▶ [Job] The line holding "7, 8, 9, 10];" is the last one to output; start at the first line of the data, keep every line in between exactly, and leave out pictures.

▶ [Data shown]
+===+

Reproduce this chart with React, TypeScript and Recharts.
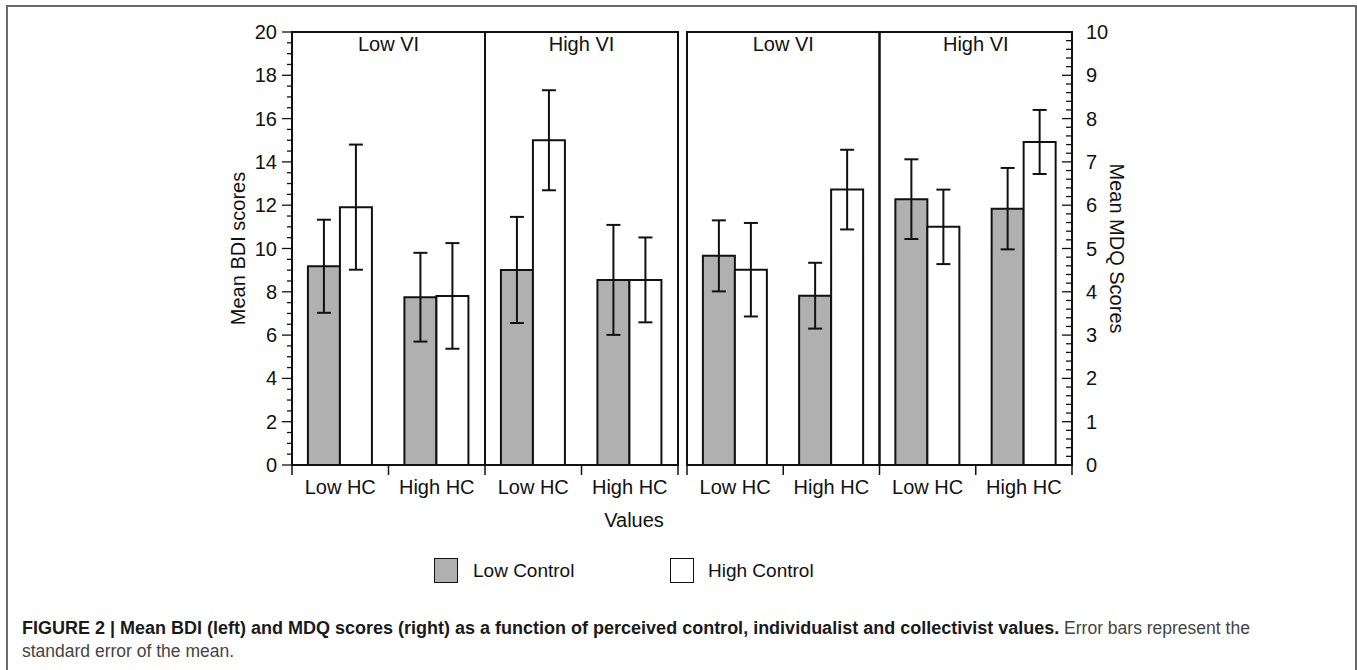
import React from "react";
import {
  BarChart,
  Bar,
  XAxis,
  YAxis,
  ErrorBar,
  ReferenceArea,
} from "recharts";

// categories (unique keys) and their printed labels
const CATS = ["LowVI-LowHC", "LowVI-HighHC", "HighVI-LowHC", "HighVI-HighHC"];
const CAT_LABELS = ["Low HC", "High HC", "Low HC", "High HC"];
const VI_GROUPS = [
  { label: "Low VI", from: "LowVI-LowHC", to: "LowVI-HighHC" },
  { label: "High VI", from: "HighVI-LowHC", to: "HighVI-HighHC" },
];

// Mean BDI (left panel)
const BDI_LOW_CONTROL = [9.18, 7.75, 9.01, 8.55];
const BDI_LOW_CONTROL_SE = [2.15, 2.05, 2.45, 2.54];
const BDI_HIGH_CONTROL = [11.91, 7.81, 15.0, 8.55];
const BDI_HIGH_CONTROL_SE = [2.89, 2.44, 2.31, 1.96];

// Mean MDQ (right panel)
const MDQ_LOW_CONTROL = [4.83, 3.91, 6.14, 5.92];
const MDQ_LOW_CONTROL_SE = [0.82, 0.76, 0.92, 0.94];
const MDQ_HIGH_CONTROL = [4.51, 6.36, 5.5, 7.46];
const MDQ_HIGH_CONTROL_SE = [1.08, 0.92, 0.86, 0.74];

const BDI_MAJOR = [0, 2, 4, 6, 8, 10, 12, 14, 16, 18, 20];
const MDQ_MAJOR = [0, 1, 2, 3, 4, 5, 6, 7, 8, 9, 10];

const GRAY = "#b0b0b0";
const INK = "#111";
const FONT = '"Liberation Sans", Arial, Helvetica, sans-serif';

// minor ticks between the labelled ones
function withMinor(major: number[], perStep: number) {
  const out: number[] = [];
  for (let i = 0; i < major.length - 1; i++) {
    const a = major[i];
    const step = (major[i + 1] - a) / perStep;
    for (let k = 0; k < perStep; k++) out.push(Math.round((a + k * step) * 100) / 100);
  }
  out.push(major[major.length - 1]);
  return out;
}

const BDI_TICKS = withMinor(BDI_MAJOR, 4);
const MDQ_TICKS = withMinor(MDQ_MAJOR, 5);

function buildRows(low: number[], lowSe: number[], high: number[], highSe: number[]) {
  return CATS.map((c, i) => ({
    cat: c,
    label: CAT_LABELS[i],
    low: low[i],
    lowSe: lowSe[i],
    high: high[i],
    highSe: highSe[i],
  }));
}

const bdiRows = buildRows(BDI_LOW_CONTROL, BDI_LOW_CONTROL_SE, BDI_HIGH_CONTROL, BDI_HIGH_CONTROL_SE);
const mdqRows = buildRows(MDQ_LOW_CONTROL, MDQ_LOW_CONTROL_SE, MDQ_HIGH_CONTROL, MDQ_HIGH_CONTROL_SE);

// chart geometry (both panels share it)
const CH_W = 490;
const CH_H = 490;
const PLOT_W = 386;
const HALF_BAND = PLOT_W / CATS.length / 2;

function CatTick(props: any) {
  const { x, y, payload, index } = props;
  const half = payload?.offset ?? HALF_BAND;
  const i = CATS.indexOf(payload?.value);
  return (
    <g>
      <line x1={x - half} y1={y} x2={x - half} y2={y + 10} stroke={INK} strokeWidth={1.5} />
      {index === CATS.length - 1 || i === CATS.length - 1 ? (
        <line x1={x + half} y1={y} x2={x + half} y2={y + 10} stroke={INK} strokeWidth={1.5} />
      ) : null}
      <text x={x} y={y + 29} textAnchor="middle" fontSize={20} fill={INK} fontFamily={FONT}>
        {CAT_LABELS[i] ?? payload?.value}
      </text>
    </g>
  );
}

function LeftTick(props: any) {
  const { x, y, payload } = props;
  const v = Number(payload.value);
  const major = BDI_MAJOR.includes(v);
  return (
    <g>
      <line x1={x} y1={y} x2={x - (major ? 10 : 5)} y2={y} stroke={INK} strokeWidth={1.3} />
      {major && (
        <text x={x - 15} y={y} dy="0.35em" textAnchor="end" fontSize={20} fill={INK} fontFamily={FONT}>
          {v}
        </text>
      )}
    </g>
  );
}

function RightTick(props: any) {
  const { x, y, payload } = props;
  const v = Number(payload.value);
  const major = MDQ_MAJOR.includes(v);
  return (
    <g>
      <line x1={x} y1={y} x2={x - (major ? 10 : 6)} y2={y} stroke={INK} strokeWidth={1.3} />
      {major && (
        <text x={x + 14} y={y} dy="0.35em" textAnchor="start" fontSize={20} fill={INK} fontFamily={FONT}>
          {v}
        </text>
      )}
    </g>
  );
}

function Panel({
  rows,
  side,
}: {
  rows: ReturnType<typeof buildRows>;
  side: "left" | "right";
}) {
  const isLeft = side === "left";
  const max = isLeft ? 20 : 10;
  return (
    <BarChart
      width={CH_W}
      height={CH_H}
      data={rows}
      margin={isLeft ? { top: 12, right: 12, bottom: 0, left: 0 } : { top: 12, right: 0, bottom: 0, left: 7 }}
      barCategoryGap="16.5%"
      barGap={0}
    >
      <XAxis
        dataKey="cat"
        interval={0}
        height={45}
        tickLine={false}
        tickSize={0}
        tickMargin={0}
        axisLine={{ stroke: INK, strokeWidth: 2 }}
        tick={<CatTick />}
      />
      <YAxis
        orientation={side}
        type="number"
        domain={[0, max]}
        ticks={isLeft ? BDI_TICKS : MDQ_TICKS}
        interval={0}
        width={isLeft ? 92 : 98}
        tickLine={false}
        tickSize={0}
        tickMargin={0}
        allowDataOverflow
        axisLine={{ stroke: INK, strokeWidth: 2 }}
        tick={isLeft ? <LeftTick /> : <RightTick />}
        label={
          isLeft
            ? {
                value: "Mean BDI scores",
                angle: -90,
                position: "insideLeft",
                offset: 38,
                style: { textAnchor: "middle", fontSize: 20, fill: INK, fontFamily: FONT },
              }
            : {
                value: "Mean MDQ Scores",
                angle: 90,
                position: "insideRight",
                offset: 53,
                style: { textAnchor: "middle", fontSize: 20, fill: INK, fontFamily: FONT },
              }
        }
      />
      {VI_GROUPS.map((g) => (
        <ReferenceArea
          key={g.label}
          x1={g.from}
          x2={g.to}
          y1={0}
          y2={max}
          fill="none"
          fillOpacity={0}
          stroke={INK}
          strokeWidth={2}
          ifOverflow="visible"
          label={{
            value: g.label,
            position: "insideTop",
            offset: 5,
            fontSize: 20,
            fill: INK,
            fontFamily: FONT,
          }}
        />
      ))}
      <Bar dataKey="low" fill={GRAY} stroke={INK} strokeWidth={2} isAnimationActive={false}>
        <ErrorBar dataKey="lowSe" width={7} stroke={INK} strokeWidth={2} direction="y" />
      </Bar>
      <Bar dataKey="high" fill="#ffffff" stroke={INK} strokeWidth={2} isAnimationActive={false}>
        <ErrorBar dataKey="highSe" width={7} stroke={INK} strokeWidth={2} direction="y" />
      </Bar>
    </BarChart>
  );
}

export default function App() {
  return (
    <div
      style={{
        position: "absolute",
        left: 0,
        top: 0,
        width: 1357,
        height: 670,
        overflow: "hidden",
        background: "#fff",
        fontFamily: FONT,
        color: INK,
      }}
    >
      {/* figure frame */}
      <div
        style={{
          position: "absolute",
          left: 6,
          top: 5,
          width: 1351,
          height: 720,
          border: "2px solid #6a6a6a",
          boxSizing: "border-box",
        }}
      />

      <div style={{ position: "absolute", left: 200, top: 20 }}>
        <Panel rows={bdiRows} side="left" />
      </div>
      <div style={{ position: "absolute", left: 680, top: 20 }}>
        <Panel rows={mdqRows} side="right" />
      </div>

      {/* shared x axis title */}
      <div
        style={{
          position: "absolute",
          left: 534,
          width: 200,
          top: 508,
          textAlign: "center",
          fontSize: 20,
          lineHeight: "24px",
        }}
      >
        Values
      </div>

      {/* legend */}
      <div style={{ position: "absolute", left: 434, top: 558, display: "flex", alignItems: "center" }}>
        <span
          style={{
            width: 24,
            height: 25,
            background: GRAY,
            border: `1.5px solid ${INK}`,
            boxSizing: "border-box",
            display: "inline-block",
          }}
        />
        <span style={{ marginLeft: 15, fontSize: 19 }}>Low Control</span>
      </div>
      <div style={{ position: "absolute", left: 670, top: 558, display: "flex", alignItems: "center" }}>
        <span
          style={{
            width: 24,
            height: 25,
            background: "#fff",
            border: `1.5px solid ${INK}`,
            boxSizing: "border-box",
            display: "inline-block",
          }}
        />
        <span style={{ marginLeft: 14, fontSize: 19 }}>High Control</span>
      </div>

      {/* caption */}
      <div
        style={{
          position: "absolute",
          left: 22,
          top: 617,
          width: 1320,
          fontSize: 17.5,
          lineHeight: "23px",
          color: "#444",
          whiteSpace: "nowrap",
        }}
      >
        <b style={{ color: "#1a1a1a", fontSize: 18 }}>
          FIGURE 2 | Mean BDI (left) and MDQ scores (right) as a function of perceived control, individualist and
          collectivist values.
        </b>
        <span> Error bars represent the</span>
        <br />
        <span>standard error of the mean.</span>
      </div>
    </div>
  );
}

+===+

▶ [Reply to the exercise]
Reproduce this chart with React, TypeScript and Recharts.
import React from "react";
import {
  BarChart,
  Bar,
  XAxis,
  YAxis,
  ErrorBar,
  ReferenceArea,
} from "recharts";

// categories (unique keys) and their printed labels
const CATS = ["LowVI-LowHC", "LowVI-HighHC", "HighVI-LowHC", "HighVI-HighHC"];
const CAT_LABELS = ["Low HC", "High HC", "Low HC", "High HC"];
const VI_GROUPS = [
  { label: "Low VI", from: "LowVI-LowHC", to: "LowVI-HighHC" },
  { label: "High VI", from: "HighVI-LowHC", to: "HighVI-HighHC" },
];

// Mean BDI (left panel)
const BDI_LOW_CONTROL = [9.18, 7.75, 9.01, 8.55];
const BDI_LOW_CONTROL_SE = [2.15, 2.05, 2.45, 2.54];
const BDI_HIGH_CONTROL = [11.91, 7.81, 15.0, 8.55];
const BDI_HIGH_CONTROL_SE = [2.89, 2.44, 2.31, 1.96];

// Mean MDQ (right panel)
const MDQ_LOW_CONTROL = [4.83, 3.91, 6.14, 5.92];
const MDQ_LOW_CONTROL_SE = [0.82, 0.76, 0.92, 0.94];
const MDQ_HIGH_CONTROL = [4.51, 6.36, 5.5, 7.46];
const MDQ_HIGH_CONTROL_SE = [1.08, 0.92, 0.86, 0.74];

const BDI_MAJOR = [0, 2, 4, 6, 8, 10, 12, 14, 16, 18, 20];
const MDQ_MAJOR = [0, 1, 2, 3, 4, 5, 6, 7, 8, 9, 10];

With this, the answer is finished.